_Task objective:_ In the data below, find every line with the string "this" and pull it out.

_Source data:_
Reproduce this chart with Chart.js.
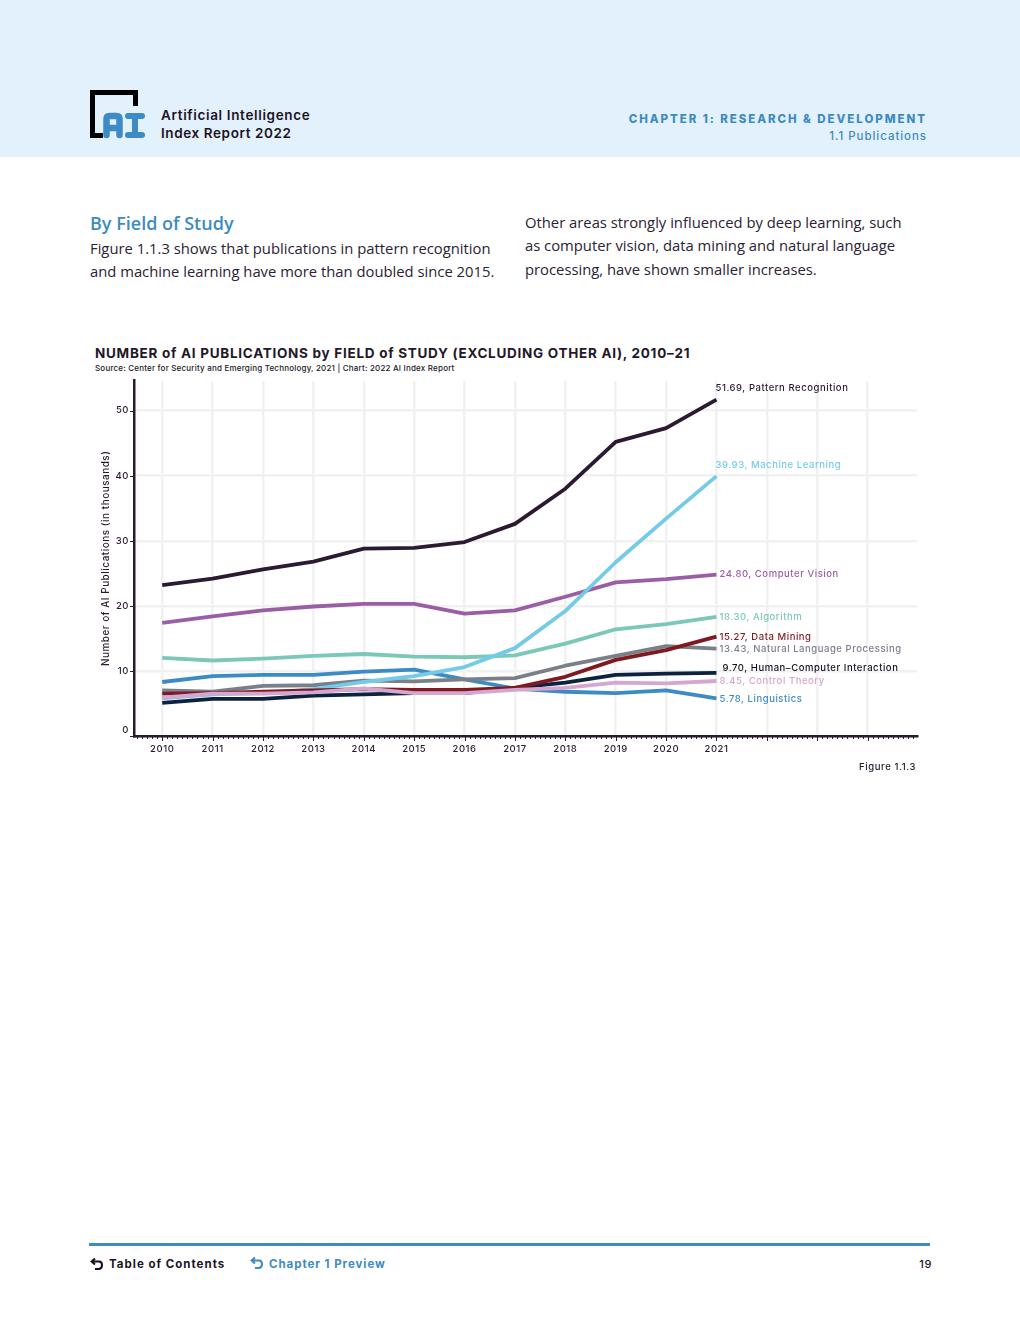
<!DOCTYPE html>
<html>
<head>
<meta charset="utf-8">
<title>AI Index Report 2022</title>
<script src="https://cdn.jsdelivr.net/npm/chart.js@4"></script>
<style>
  html, body { margin: 0; padding: 0; background: #fff; }
  body { position: relative; width: 1020px; height: 1320px; overflow: hidden; font-family: Inter, sans-serif; }
  .t { position: absolute; white-space: nowrap; line-height: 1; }
  .band { position: absolute; left: 0; top: 0; width: 1020px; height: 157px; background: #e3f1fc; }
  .body { font-family: "Open Sans", sans-serif; font-size: 14.8px; color: #2b2233; }
  .foot { position: absolute; left: 89px; top: 1243px; width: 841px; height: 3px; background: #3d8bbf; }
  #wrap { position: absolute; left: 90px; top: 370px; width: 840px; height: 400px; }
</style>
</head>
<body>
<div class="band"></div>
<svg style="position:absolute;left:88px;top:88px" width="60" height="54">
  <path d="M15 47.5H4.5V4.5H47.5V18" fill="none" stroke="#000" stroke-width="5"/>
  <path d="M18.5 47V31q0-3 3-3h7q3 0 3 3v16M18.5 40h13" fill="none" stroke="#3d8bc4" stroke-width="6.5" stroke-linecap="round"/>
  <path d="M40 28h14M40 47h14M47 28v19" fill="none" stroke="#3d8bc4" stroke-width="6" stroke-linecap="round"/>
</svg>
<div class="t" style="left:161px;top:109px;font-size:13.5px;font-weight:600;color:#1c1424;letter-spacing:.65px">Artificial Intelligence</div>
<div class="t" style="left:161px;top:127px;font-size:13.5px;font-weight:600;color:#1c1424;letter-spacing:.6px">Index Report 2022</div>
<div class="t" style="right:93px;top:114px;font-size:11.5px;font-weight:800;color:#3d8bc0;letter-spacing:1.95px">CHAPTER 1: RESEARCH &amp; DEVELOPMENT</div>
<div class="t" style="right:93px;top:131px;font-size:11.5px;font-weight:500;color:#3d8bc0;letter-spacing:.95px">1.1 Publications</div>

<div class="t" style="left:90px;top:214px;font-family:'Open Sans',sans-serif;font-size:18px;font-weight:600;color:#3d8bc0">By Field of Study</div>
<div class="t body" style="left:90px;top:241px">Figure 1.1.3 shows that publications in pattern recognition</div>
<div class="t body" style="left:90px;top:264px">and machine learning have more than doubled since 2015.</div>
<div class="t body" style="left:525px;top:215px">Other areas strongly influenced by deep learning, such</div>
<div class="t body" style="left:525px;top:238px">as computer vision, data mining and natural language</div>
<div class="t body" style="left:525px;top:262px">processing, have shown smaller increases.</div>

<div class="t" style="left:95px;top:347px;font-size:13.5px;font-weight:700;color:#231728;letter-spacing:.72px">NUMBER of AI PUBLICATIONS by FIELD of STUDY (EXCLUDING OTHER AI), 2010–21</div>
<div class="t" style="left:95px;top:364px;font-size:8px;font-weight:500;color:#231728;letter-spacing:.2px">Source: Center for Security and Emerging Technology, 2021 | Chart: 2022 AI Index Report</div>

<div id="wrap"><canvas id="chart" width="840" height="400"></canvas></div>

<div class="t" style="right:104px;top:762px;font-size:9.5px;font-weight:500;color:#231728;letter-spacing:.6px">Figure 1.1.3</div>

<div class="foot"></div>
<svg style="position:absolute;left:90px;top:1257px" width="16" height="14">
  <path d="M5 1.5 1.5 4.5 5 7.5M2 4.5h7q3 0 3 3.5T9 12H5" fill="none" stroke="#15101c" stroke-width="2"/>
</svg>
<div class="t" style="left:109px;top:1259px;font-size:11.5px;font-weight:700;color:#1c1424;letter-spacing:1px">Table of Contents</div>
<svg style="position:absolute;left:250px;top:1256px" width="16" height="15">
  <path d="M5 1.5 1.5 4.5 5 7.5M2 4.5h7q3 0 3 3.5T9 12H5" fill="none" stroke="#3d8bc0" stroke-width="2"/>
</svg>
<div class="t" style="left:269px;top:1259px;font-size:11.5px;font-weight:700;color:#3d8bc0;letter-spacing:.95px">Chapter 1 Preview</div>
<div class="t" style="right:88px;top:1259px;font-size:11px;font-weight:500;color:#1c1424;letter-spacing:.6px">19</div>

<script>
var years = [2010, 2011, 2012, 2013, 2014, 2015, 2016, 2017, 2018, 2019, 2020, 2021];
var yTicks = [0, 10, 20, 30, 40, 50];

var patternRecognition = [23.2, 24.2, 25.6, 26.8, 28.8, 28.9, 29.8, 32.6, 38.0, 45.2, 47.3, 51.69];
var machineLearning = [5.8, 6.4, 6.6, 7.2, 8.3, 9.2, 10.6, 13.5, 19.2, 26.7, 33.4, 39.93];
var computerVision = [17.4, 18.4, 19.3, 19.9, 20.3, 20.3, 18.8, 19.3, 21.4, 23.6, 24.1, 24.80];
var algorithm = [12.0, 11.6, 11.9, 12.3, 12.6, 12.2, 12.1, 12.4, 14.2, 16.4, 17.2, 18.30];
var dataMining = [6.5, 6.6, 6.8, 7.0, 7.2, 7.1, 7.1, 7.4, 9.1, 11.7, 13.2, 15.27];
var nlp = [7.0, 6.8, 7.7, 7.8, 8.5, 8.4, 8.7, 8.9, 10.8, 12.3, 13.8, 13.43];
var hci = [5.1, 5.7, 5.7, 6.2, 6.4, 6.6, 6.6, 7.4, 8.2, 9.4, 9.6, 9.70];
var controlTheory = [5.9, 6.5, 6.5, 6.7, 7.3, 6.6, 6.6, 7.1, 7.4, 8.2, 8.1, 8.45];
var linguistics = [8.3, 9.2, 9.4, 9.4, 9.9, 10.2, 8.7, 7.3, 6.8, 6.6, 7.0, 5.78];

// back to front, chart.js draws the last dataset first so this gets reversed below
var series = [
  { name: 'Pattern Recognition', values: patternRecognition, color: '#2c1a33', nudgeX: -1, nudgeY: -11 },
  { name: 'Computer Vision', values: computerVision, color: '#9b5ea6', nudgeX: 3, nudgeY: 0 },
  { name: 'Algorithm', values: algorithm, color: '#7bc8b8', nudgeX: 3, nudgeY: 0 },
  { name: 'Linguistics', values: linguistics, color: '#3d8bc4', nudgeX: 3, nudgeY: 1 },
  { name: 'Natural Language Processing', values: nlp, color: '#7a7f8a', nudgeX: 3, nudgeY: 1 },
  { name: 'Machine Learning', values: machineLearning, color: '#74cbe8', nudgeX: -1, nudgeY: -11 },
  { name: 'Human–Computer Interaction', values: hci, color: '#0c2340', nudgeX: 6, nudgeY: -5 },
  { name: 'Data Mining', values: dataMining, color: '#7f1a22', nudgeX: 3, nudgeY: 1 },
  { name: 'Control Theory', values: controlTheory, color: '#d5a6cf', nudgeX: 3, nudgeY: 0 }
];
var labelColors = { 'Human–Computer Interaction': '#15101c' };

var inkColor = '#2a1a2e';
var chartFont = 'Inter, sans-serif';

var endLabels = {
  id: 'endLabels',
  beforeDraw: function (chart) {
    chart.ctx.letterSpacing = '0.55px';
  },
  afterDraw: function (chart) {
    var ctx = chart.ctx, sx = chart.scales.x, sy = chart.scales.y, area = chart.chartArea;
    ctx.save();
    // minor and major tick marks under the x axis line
    ctx.strokeStyle = inkColor;
    ctx.lineWidth = 1;
    for (var i = 0; ; i++) {
      var v = 2010 + i * 0.1 - 0.5;
      if (v > sx.max) break;
      var major = i % 10 === 5;
      var px = Math.round(sx.getPixelForValue(v)) + 0.5;
      ctx.beginPath();
      ctx.moveTo(px, area.bottom);
      ctx.lineTo(px, area.bottom + (major ? 5 : 3));
      ctx.stroke();
    }
    // y tick marks
    yTicks.forEach(function (t) {
      var py = Math.round(sy.getPixelForValue(t)) + 0.5;
      ctx.beginPath();
      ctx.moveTo(area.left - 4, py);
      ctx.lineTo(area.left, py);
      ctx.stroke();
    });
    // the 0 label sits above its tick in the original
    ctx.font = '500 9.5px ' + chartFont;
    ctx.fillStyle = inkColor;
    ctx.textAlign = 'right';
    ctx.textBaseline = 'middle';
    ctx.fillText('0', area.left - 5, sy.getPixelForValue(0) - 6);
    // end of line labels
    ctx.textAlign = 'left';
    ctx.font = '500 9.5px ' + chartFont;
    series.forEach(function (s) {
      var last = s.values[s.values.length - 1];
      var x = sx.getPixelForValue(years[years.length - 1]) + s.nudgeX;
      var y = sy.getPixelForValue(last) + s.nudgeY;
      ctx.fillStyle = labelColors[s.name] || s.color;
      ctx.fillText(last.toFixed(2) + ', ' + s.name, x, y);
    });
    ctx.restore();
  }
};

new Chart(document.getElementById('chart').getContext('2d'), {
  type: 'line',
  plugins: [endLabels],
  data: {
    datasets: series.slice().reverse().map(function (s) {
      return {
        label: s.name,
        data: years.map(function (y, i) { return { x: y, y: s.values[i] }; }),
        borderColor: s.color,
        borderWidth: 3.8,
        pointRadius: 0,
        tension: 0,
        borderCapStyle: 'butt',
        borderJoinStyle: 'round'
      };
    })
  },
  options: {
    responsive: false,
    animation: false,
    layout: { padding: { top: 10, right: 13, left: 0, bottom: 0 } },
    plugins: { legend: { display: false }, tooltip: { enabled: false } },
    scales: {
      x: {
        type: 'linear',
        min: 2009.44,
        max: 2024.98,
        afterBuildTicks: function (scale) {
          scale.ticks = [];
          for (var y = 2010; y <= 2024; y++) scale.ticks.push({ value: y });
        },
        afterFit: function (scale) { scale.height = 34; },
        grid: { color: '#f1f1f2', lineWidth: 2.5, drawTicks: false, drawOnChartArea: true },
        border: { display: true, color: inkColor, width: 2.5 },
        ticks: {
          autoSkip: false,
          maxRotation: 0,
          padding: 7,
          color: inkColor,
          font: { family: chartFont, size: 9.5, weight: '500' },
          callback: function (v) { return years.indexOf(v) >= 0 ? String(v) : ''; }
        }
      },
      y: {
        min: 0,
        max: 54.6,
        afterBuildTicks: function (scale) {
          scale.ticks = yTicks.map(function (t) { return { value: t }; });
        },
        afterFit: function (scale) { scale.width = 44; },
        title: {
          display: true,
          text: 'Number of AI Publications (in thousands)',
          color: inkColor,
          padding: { top: 10, bottom: 0 },
          font: { family: chartFont, size: 9.9, weight: '500' }
        },
        grid: { color: '#f1f1f2', lineWidth: 2.5, drawTicks: false },
        border: { display: true, color: inkColor, width: 2.5 },
        ticks: {
          padding: 5,
          color: inkColor,
          font: { family: chartFont, size: 9.5, weight: '500' },
          callback: function (v) { return v === 0 ? '' : String(v); }
        }
      }
    }
  }
});
</script>
</body>
</html>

_The answer:_
Reproduce this chart with Chart.js.
// back to front, chart.js draws the last dataset first so this gets reversed below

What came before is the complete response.